You aren’t going to get quality people, if anybody at all,” Munro said.
Lawmakers spoke to survivors like Munro at the rally. A bipartisan coalition of seventy-three current and former lawmakers also signed a legal memo stating they did not intend for two key provisions in the 2019 no-fault auto insurance law to be applied retroactively.
They spoke out not only against the 45% cut but against a 56-hour-per-week cap on family and friend-provided, home-based attendant care. These laws are being challenged in a lawsuit filed against USAA Casualty Insurance Company and Citizens Insurance Company of America that is currently before the Michigan Court of Appeals.
Two lawmakers have introduced legislation to prevent the 45% cut. State Senator Curtis Hertel, a Democrat from Lansing, introduced Senate Bill 314. State Representative Douglas Wozniak, a Republican from Shelby Township introduced House Bill 4486.
A number of lawmakers spoke today - calling for a fix.
“I don’t think there is anything wrong with admitting we did something with good intentions. It turns out we need to go back and fix it,” said State Rep. Laurie Pohutsky (D-Livonia.)
“I know this is a scary moment for some people,” said Gov.

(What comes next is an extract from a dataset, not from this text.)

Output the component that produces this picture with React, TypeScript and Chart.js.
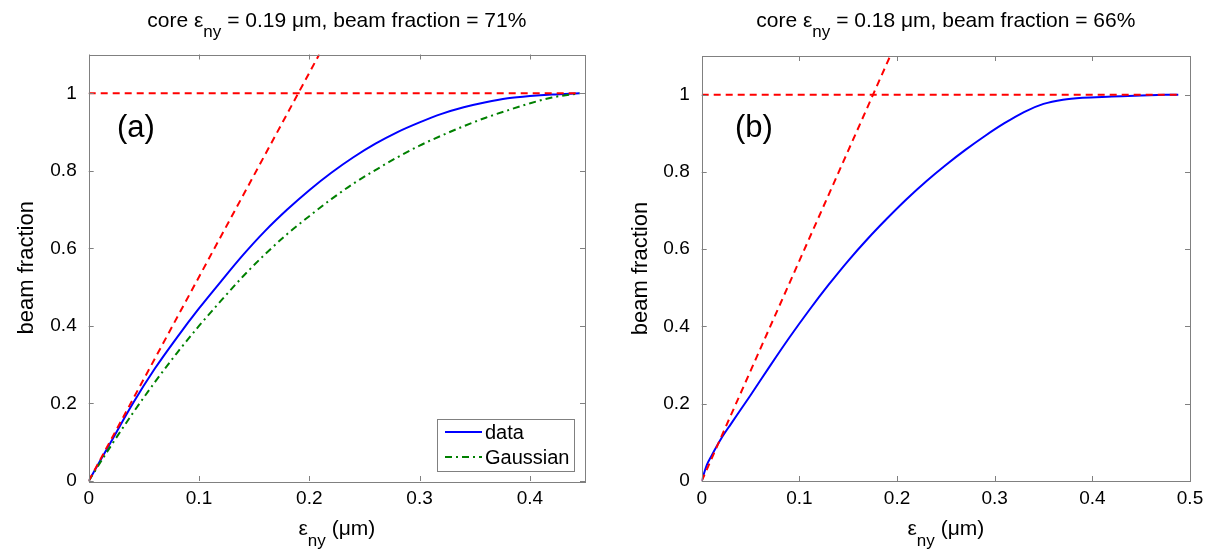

Gretchen Whitmer (D-Michigan), when asked about the legislation.
Whitmer signed the massive auto no-fault reform bill into law with the 45% cut provision. 7 Action News asked her if it needs to be fixed or she believes the bill she signed should remain law as is.
“I would be very interested in seeing a narrow fix to address the reimbursement rates and have been clear this is something that I would sign when it gets to my desk,” Gov. Whitmer said.